From CED Magazine, here’s my take on narrowing tolerance for failure and frustration in the Internet video era.
In 1987, when the fictional Wall Street tyrant Gordon Gekko famously hoisted a shoebox-sized mobile phone to his ear, expectations surrounding the performance of portable phones were enormously forgiving. Who gave a whit whether calls might be dropped or whether the voice on the other end might sound at times like that of a confused alley cat braying incoherently?
The film sequence in which actor Michael Douglas strolls at beachside while talking on a wireless phone instantly seared into the collective consumer consciousness, provoking a widely shared reaction among movie-goers: I want one.
Thirty-plus years later, the sequence from Oliver Stone’s Wall Street seems as silly as a Duran Duran music video – and not just because Douglas is prowling the shoreline in a fluffy black robe. The brick-like device and the thick antenna that juts from it drip of early-generation rudiment, at least from the smug perspective of a modern-day smartphone owner.
Attitudes have changed, too. What was once wide latitude for ineffectual performance paired with sky-high costs has narrowed dramatically. In 1984 Motorola’s breakthrough DynaTAC 800x took 10 hours to charge for 30 minutes of talk time, topped out at 30 stored phone numbers and produced a prolific incidence of dropped calls. People still paid $3,995 to get one. Today there is little tolerance for even the slightest of buffering delays when users tap the “play” icon to summon a high-resolution video over an iPhone 6 that costs as little as $199. AT&T leaped to defend its wireless network sanctity in 2010 when a survey from researcher ChangeWave found an average of 4.5 percent of calls were dropped over a three-month period, according to user reports. I imagine Gordon Gekko would have killed for the assurance that 95 percent of his calls would take place unimpeded.
This inverse relationship – tolerance for faults plummets as technology steadily ups its game – reflects a broader psychological tendency. The more accustomed to and the more dependent we become on familiar life contributors – cars, electricity, physicians, spouses – the more we expect of them. It’s during the courtship phase of a new media technology relationship when we are the most forgiving. If the device or application delivers a sufficiently breakthrough experience, we are inclined to let it wobble to its feet, allowing for occasional or even frequent performance lapses.

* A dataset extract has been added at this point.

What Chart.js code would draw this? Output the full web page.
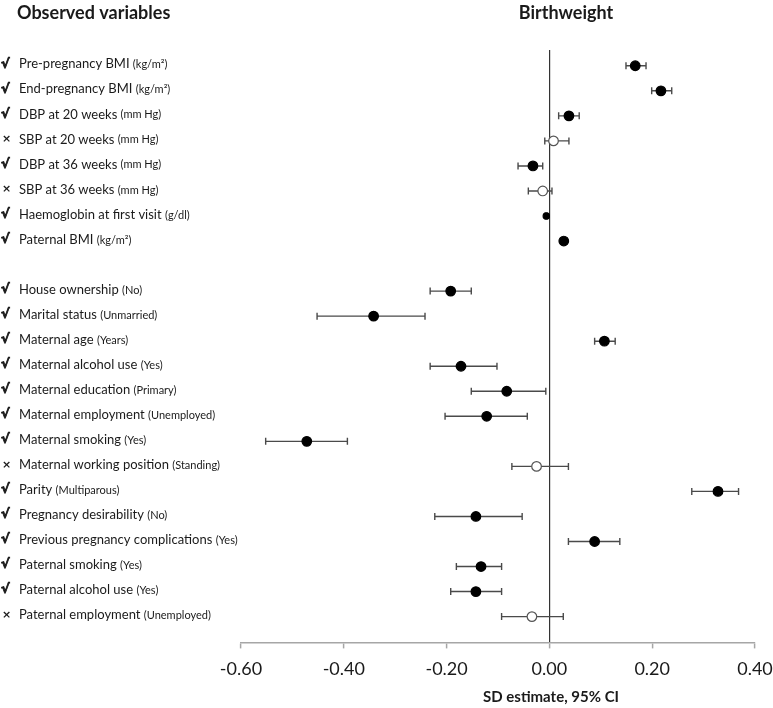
<!DOCTYPE html>
<html>
<head>
<meta charset="utf-8">
<script src="https://cdn.jsdelivr.net/npm/chart.js@4"></script>
<style>
  html, body { margin: 0; padding: 0; background: #fff; }
  canvas { display: block; }
</style>
</head>
<body>
<canvas id="forest" width="773" height="708"></canvas>
<script>
/* =======================
   Data (one row per variable, null = spacer row)
======================= */
const variables = [
  "Pre-pregnancy BMI", "End-pregnancy BMI", "DBP at 20 weeks", "SBP at 20 weeks",
  "DBP at 36 weeks", "SBP at 36 weeks", "Haemoglobin at first visit", "Paternal BMI",
  null,
  "House ownership", "Marital status", "Maternal age", "Maternal alcohol use",
  "Maternal education", "Maternal employment", "Maternal smoking",
  "Maternal working position", "Parity", "Pregnancy desirability",
  "Previous pregnancy complications", "Paternal smoking", "Paternal alcohol use",
  "Paternal employment"
];
const units = [
  "(kg/m²)", "(kg/m²)", "(mm Hg)", "(mm Hg)", "(mm Hg)", "(mm Hg)", "(g/dl)", "(kg/m²)",
  null,
  "(No)", "(Unmarried)", "(Years)", "(Yes)", "(Primary)", "(Unemployed)", "(Yes)",
  "(Standing)", "(Multiparous)", "(No)", "(Yes)", "(Yes)", "(Yes)", "(Unemployed)"
];
// true = √ (kept), false = × (not significant)
const selected = [
  true, true, true, false, true, false, true, true,
  null,
  true, true, true, true, true, true, true, false, true, true, true, true, true, false
];
const estimates = [
  0.167, 0.217, 0.038, 0.008, -0.032, -0.013, -0.006, 0.028,
  null,
  -0.192, -0.342, 0.107, -0.172, -0.083, -0.122, -0.472, -0.025,
  0.328, -0.143, 0.088, -0.133, -0.143, -0.034
];
const ciLow = [
  0.149, 0.199, 0.018, -0.009, -0.061, -0.041, -0.008, 0.022,
  null,
  -0.232, -0.452, 0.088, -0.232, -0.152, -0.203, -0.552, -0.073,
  0.277, -0.223, 0.037, -0.181, -0.192, -0.093
];
const ciHigh = [
  0.188, 0.238, 0.058, 0.038, -0.013, 0.005, -0.004, 0.034,
  null,
  -0.152, -0.242, 0.128, -0.102, -0.007, -0.043, -0.393, 0.037,
  0.368, -0.053, 0.137, -0.093, -0.093, 0.027
];
const xTicks = [-0.6, -0.4, -0.2, 0, 0.2, 0.4];

const FONT = "Lato, 'Open Sans', sans-serif";

const points = [];
estimates.forEach((v, i) => {
  if (v !== null) points.push({ x: v, y: i });
});

/* =======================
   Error bars + text plugins
======================= */
const errorBars = {
  id: "errorBars",
  beforeDatasetsDraw(chart) {
    const { ctx, scales: { x, y } } = chart;
    ctx.save();
    ctx.strokeStyle = "#4a4a4a";
    ctx.lineWidth = 1.4;
    estimates.forEach((v, i) => {
      if (v === null) return;
      const py = y.getPixelForValue(i);
      const x1 = x.getPixelForValue(ciLow[i]);
      const x2 = x.getPixelForValue(ciHigh[i]);
      ctx.beginPath();
      ctx.moveTo(x1, py); ctx.lineTo(x2, py);
      ctx.moveTo(x1, py - 3.5); ctx.lineTo(x1, py + 3.5);
      ctx.moveTo(x2, py - 3.5); ctx.lineTo(x2, py + 3.5);
      ctx.stroke();
    });
    ctx.restore();
  }
};

const textLayer = {
  id: "textLayer",
  afterDraw(chart) {
    const { ctx, scales: { y } } = chart;
    ctx.save();
    ctx.fillStyle = "#1a1a1a";
    ctx.textBaseline = "middle";

    // headers
    ctx.font = "bold 18px " + FONT;
    ctx.textAlign = "left";
    ctx.fillText("Observed variables", 17, 13);
    ctx.textAlign = "center";
    ctx.fillText("Birthweight", 566, 13);

    // x axis title
    ctx.font = "bold 15px " + FONT;
    ctx.fillText("SD estimate, 95% CI", 551, 697);

    // row labels
    ctx.textAlign = "left";
    variables.forEach((name, i) => {
      if (name === null) return;
      const py = y.getPixelForValue(i) - 1.5;
      if (selected[i]) {
        ctx.font = "bold 13px 'DejaVu Sans', sans-serif";
        ctx.lineWidth = 0.8;
        ctx.strokeStyle = "#1a1a1a";
        ctx.strokeText("√", 1, py);
        ctx.fillText("√", 1, py);
      } else {
        ctx.font = "bold 11px 'DejaVu Sans', sans-serif";
        ctx.fillText("×", 2, py);
      }
      ctx.font = "13px " + FONT;
      ctx.fillText(name, 19, py);
      const w = ctx.measureText(name + " ").width;
      ctx.font = "11px " + FONT;
      ctx.fillText(units[i], 19 + w, py + 0.5);
    });
    ctx.restore();
  }
};

/* =======================
   Chart
======================= */
const chart = new Chart(document.getElementById("forest").getContext("2d"), {
  type: "scatter",
  data: {
    datasets: [{
      data: points,
      pointRadius: ctx => (variables[ctx.raw.y] === "Haemoglobin at first visit" ? 3.2 : 4.8),
      pointBackgroundColor: ctx => (selected[ctx.raw.y] ? "#000" : "#fff"),
      pointBorderColor: ctx => (selected[ctx.raw.y] ? "#000" : "#555"),
      pointBorderWidth: 1.2
    }]
  },
  options: {
    responsive: false,
    animation: false,
    layout: { padding: { left: 241, right: 18, top: 50, bottom: 18 } },
    plugins: {
      legend: { display: false },
      tooltip: { enabled: false }
    },
    scales: {
      x: {
        min: -0.6,
        max: 0.4,
        afterBuildTicks: s => { s.ticks = xTicks.map(v => ({ value: v })); },
        afterFit: s => { s.paddingLeft = 0; s.paddingRight = 0; },
        ticks: {
          callback: v => Number(v).toFixed(2),
          font: { family: FONT, size: 18 },
          color: "#1a1a1a",
          padding: 10,
          maxRotation: 0
        },
        grid: {
          color: ctx => (ctx.tick && Math.abs(ctx.tick.value) < 1e-9 ? "#333" : "rgba(0,0,0,0)"),
          lineWidth: 1.2,
          tickColor: "#a6a6a6",
          tickWidth: 1.5,
          tickLength: 6
        },
        border: { display: true, color: "#a6a6a6", width: 1.6 }
      },
      y: {
        display: false,
        reverse: true,
        min: -0.63,
        max: 23.03
      }
    }
  },
  plugins: [errorBars, textLayer]
});
</script>
</body>
</html>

This helps to explain a phenomenon that probably sends many cable television industry veterans into full-on seethe mode: the willingness of Internet video users to put up with relatively poor performance, reliability-wise. The multichannel video industry has worked mightily over decades to exorcise the ghosts of outages past. Seriously: when’s the last time your cable or satellite video connection actually went on the fritz for a prolonged period of time? It used to happen with some regularity. Now it hardly ever does. Billions of dollars of capital investment will do that.
Imagine, then, the befuddlement industry veterans must feel when they observe how accepting early-generation IP video users seem to be over the inadequacies of their platforms. Netflix streams that vanish, elongated buffering sessions and those spinning on-screen spirals of video doom often are seen merely as temporary obstacles to be vanquished by a little do-it-yourself finagling with the wireless router. The appeal of “over-the-top” video, with its rich interfaces and vast on-demand content reservoirs and its absence of commercial interruption, outweighs the (frequent) performance issues. We’re infatuated, and infatuation means overlooking imperfections.

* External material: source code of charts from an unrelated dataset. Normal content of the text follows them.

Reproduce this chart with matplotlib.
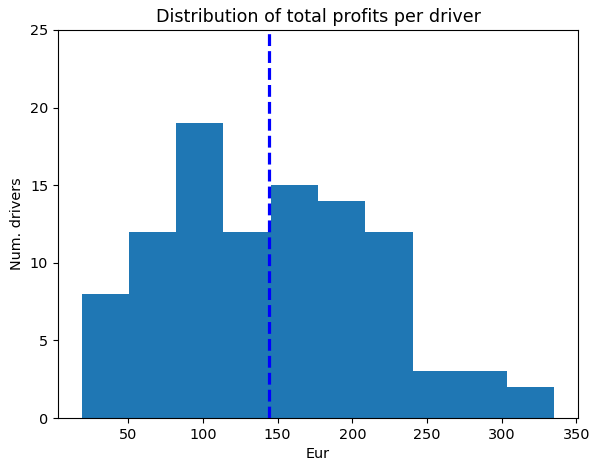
import numpy as np
import matplotlib
matplotlib.use("Agg")
import matplotlib.pyplot as plt

# Data
bin_low = 18.8
bin_high = 335.2
n_bins = 10
counts = [8, 12, 19, 12, 15, 14, 12, 3, 3, 2]
mean_profit = 144.2

edges = np.linspace(bin_low, bin_high, n_bins + 1)
centers = (edges[:-1] + edges[1:]) / 2

fig = plt.figure(figsize=(5.91, 4.63), dpi=100)
ax = fig.add_axes([58/591, 1-418/463, (578-58)/591, (418-30)/463])
ax.hist(centers, bins=edges, weights=counts, color='#1f77b4')
ax.axvline(mean_profit, color='blue', linestyle='--', linewidth=2.3)
ax.set_ylim(0, 25)
ax.set_title('Distribution of total profits per driver', fontsize=12.6)
ax.set_xlabel('Eur', fontsize=10.4)
ax.set_ylabel('Num. drivers', fontsize=10.4)
ax.tick_params(labelsize=10.4)
fig.savefig('out.png', dpi=100)
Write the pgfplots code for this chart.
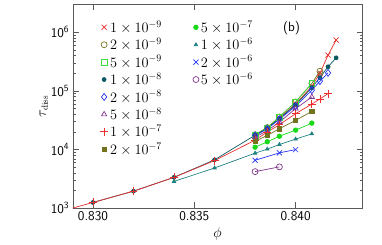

Ah, but as with romance itself, the honeymoon doesn’t last forever. Recent research published by streaming video specialist Conviva found patience for lousy Internet video sessions is thinning. Conviva’s March 2015 survey of 750 U.S. adults found “stream interruptions, inadequate picture fidelity and other poor streaming experience issues prompt nearly three-quarters of all OTT video viewers to give up in the first four minutes of playback.” Of particular interest is the finding that viewers place the blame across the ecosystem, dividing their ire evenly among the OTT content provider (Netflix, for instance), their ISP and even content delivery networks that manage the invisible plumbing behind the session.
History tells us this narrowing of forgiveness is spawned partly by improvements in the technology, not just by a natural erosion of tolerance. As OTT video gets better, we expect more from it. Meeting elevated expectations is the price new platforms must pay to stay in the game. Just ask Gordon Gekko. “In my book,” he said, “you either do it right, or you get eliminated.”